Here's Why Bob Dylan Won the Nobel Prize in Literature Today

Mark Kohut mark.kohut at gmail.com
Thu Oct 13 17:32:16 CDT 2016


I think the intellectual changes within the  Academy since Engdahl left must be major. Last year's Lit winner was arguably, in her writing, more " revolutionary" as an awardee,  more different in being awarded the Prize than Dylan. 

Christopher Ricks and other major lit crits help make Bobby win. And have you ever seen those 
Two major encyclopedias/concordances to Dylan? Suss out every allusion as we and the wiki do Pynchon. Heavy lit shit stuff. 

Female writers on the rise from the Academy. Last year's winner , Lessing, Munro as second wave feminism came of age judgmentally so to speak. 

And I will add the influence of the sixties seems major. ( argument problem here is so many of an age could not help but be " sixties" so association might not be causation) but I was surprised to hear And read ALice Munro talk of herself as sorta made by the sixties. Doris Lessing's  The Golden Notebook cited when she was awarded. 

And now Dylan. 


Sent from my iPad

> On Oct 13, 2016, at 4:42 PM, David Morris <fqmorris at gmail.com> wrote:
> 
> http://www.motherjones.com/kevin-drum/2016/10/heres-why-bob-dylan-won-nobel-prize-literature-today
> 
> Alex Shepard at New Republic:
> 
> No American has won the Nobel Prize in Literature in 23 years, not since Toni Morrison.

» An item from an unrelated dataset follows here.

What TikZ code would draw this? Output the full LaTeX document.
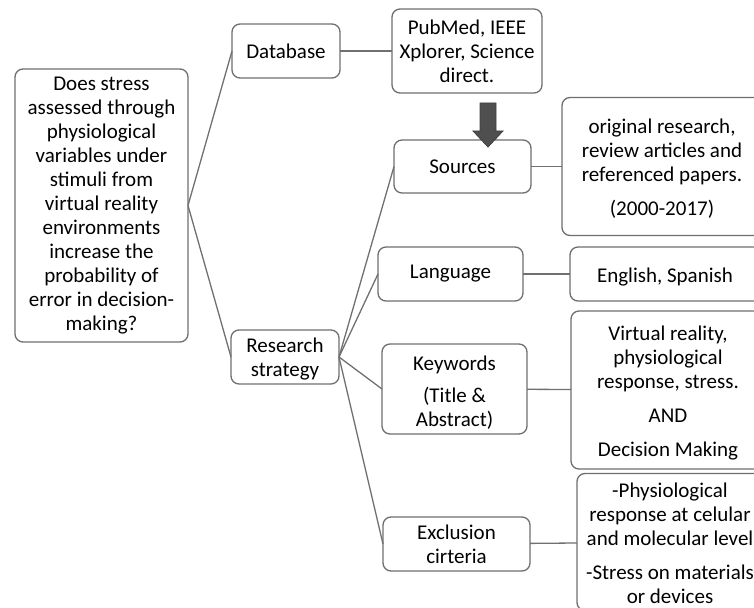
\documentclass[tikz,border=0pt]{standalone}
\usepackage{fontspec}
\setmainfont{Carlito}
\usetikzlibrary{positioning, calc}
\definecolor{boxgray}{HTML}{6E6E6E}
\definecolor{linegray}{HTML}{707070}
\definecolor{arrowfill}{HTML}{4F4F4F}
\tikzset{every node/.style={font=\fontsize{21}{24}\selectfont, text=black}}
% stacked lines, lowered a little inside the box
\newcommand{\lowtext}[2]{\begin{tabular}{@{}c@{}}\\[#1]#2\end{tabular}}
% text of the right-hand boxes, pushed left so the box runs off the page
\newcommand{\infotext}[2]{\lowtext{-17pt}{#2}\hspace{#1}}

\begin{document}
\begin{tikzpicture}[x=1pt, y=1pt, node distance=44pt]
  \tikzstyle{box} = [rectangle, rounded corners=8pt, draw=boxgray, line width=1.3pt, align=center, inner sep=0pt, outer sep=0pt]
  \tikzstyle{infobox} = [box, minimum width=240pt]
  \tikzstyle{line} = [draw=linegray, line width=1.3pt]
  \tikzstyle{bigarrow} = [fill=arrowfill, draw=black!75, line width=0.8pt]
  \useasboundingbox (-101.5,-401.5) rectangle (652.5,205.5);
  \clip (-101.5,-401.5) rectangle (652.5,205.5);
  \node (question) [box, minimum width=173pt, minimum height=273pt] at (0,0) {Does stress\\assessed through\\physiological\\variables under\\stimuli from\\virtual reality\\environments\\increase the\\probability of\\error in decision-\\making?};
  \node (database) [box, right=44pt of question, yshift=154.5pt, minimum width=108pt, minimum height=54pt] {Database};
  \node (research) [box, right=43pt of question, yshift=-151.5pt, minimum width=108pt, minimum height=52pt] {\lowtext{-18pt}{Research\\strategy}};
  \node (pubmed) [box, right=52pt of database, minimum width=150pt, minimum height=84pt] {PubMed, IEEE\\Xplorer, Science\\direct.};
  \node (sources) [box, below=47pt of pubmed, xshift=-4.5pt, minimum width=137pt, minimum height=53pt] {Sources};
  \node (srcinfo) [infobox, right=31pt of sources, minimum height=138pt] {\infotext{40pt}{original research,\\review articles and\\referenced papers.\\[10pt](2000-2017)}};
  \node (language) [box, below=54pt of sources, xshift=-12pt, minimum width=145pt, minimum height=54pt] {Language};
  \node (langinfo) [infobox, right=47pt of language, minimum height=54pt] {\infotext{50pt}{English, Spanish}};
  \node (keywords) [box, below=43pt of language, xshift=4pt, minimum width=145pt, minimum height=88pt] {\lowtext{-14pt}{Keywords\\[8pt](Title \&\\Abstract)}};
  \node (kwinfo) [infobox, right=44pt of keywords, yshift=-1pt, minimum height=158pt] {\infotext{46pt}{Virtual reality,\\physiological\\response, stress.\\[10pt]AND\\[10pt]Decision Making}};
  \node (exclusion) [box, below=83pt of keywords, xshift=2pt, minimum width=147pt, minimum height=54pt] {Exclusion\\cirteria};
  \node (exinfo) [infobox, right=47pt of exclusion, yshift=2pt, minimum height=128pt] {\infotext{54pt}{-Physiological\\response at celular\\and molecular level\\[10pt]-Stress on materials\\or devices}};
  % question branches
  \draw [line] (question.east) -- (database.west);
  \draw [line] (question.east) -- (research.west);
  \draw [line] (database) -- (pubmed);
  % strategy branches
  \draw [line] (research.east) -- (sources.west);
  \draw [line] (research.east) -- (language.west);
  \draw [line] (research.east) -- (keywords.west);
  \draw [line] (research.east) -- (exclusion.west);
  \draw [line] (sources) -- (srcinfo);
  \draw [line] (language) -- (langinfo);
  \draw [line] (keywords) -- (kwinfo);
  \draw [line] (exclusion) -- (exinfo);
  % block arrow from databases to sources
  \coordinate (arrowtop) at ($(pubmed.south)+(21,-10)$);
  \filldraw [bigarrow] (arrowtop) ++(-8,0) -- ++(0,-28) -- ++(-7,0) -- ++(15,-16) -- ++(15,16) -- ++(-7,0) -- ++(0,28) -- cycle;
\end{tikzpicture}
\end{document}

And it’s easy to presume that the game is rigged against the United States: In 2008, Horace Engdahl, then the permanent secretary of the Swedish Academy, went out of his way to dis American literature as a whole....The backlash to Engdahl’s comments was severe....But the criticism changed nothing: Seven Nobel Prizes in Literature have been awarded since then, and none of them went to Americans. Many in the U.S...think that the Swedish Academy has blackballed American writers.
> 
> Kevin Drum at Mother Jones:
> Call me cynical, but this is the lens through which I judge Bob Dylan's Nobel win. The Academy did indeed feel like their boycott of American literature was starting to look silly, but they still didn't want to award a prize to an actual American writer. So they chose Dylan. No matter what you think of his work, I view this as practically the ultimate snub of American novelists. You think Pynchon and DeLillo and Roth and Oates are great writers? Hah! They're not even up to the standards of a good pop singer.
> 
> And now they can spend another two decades ignoring American writers.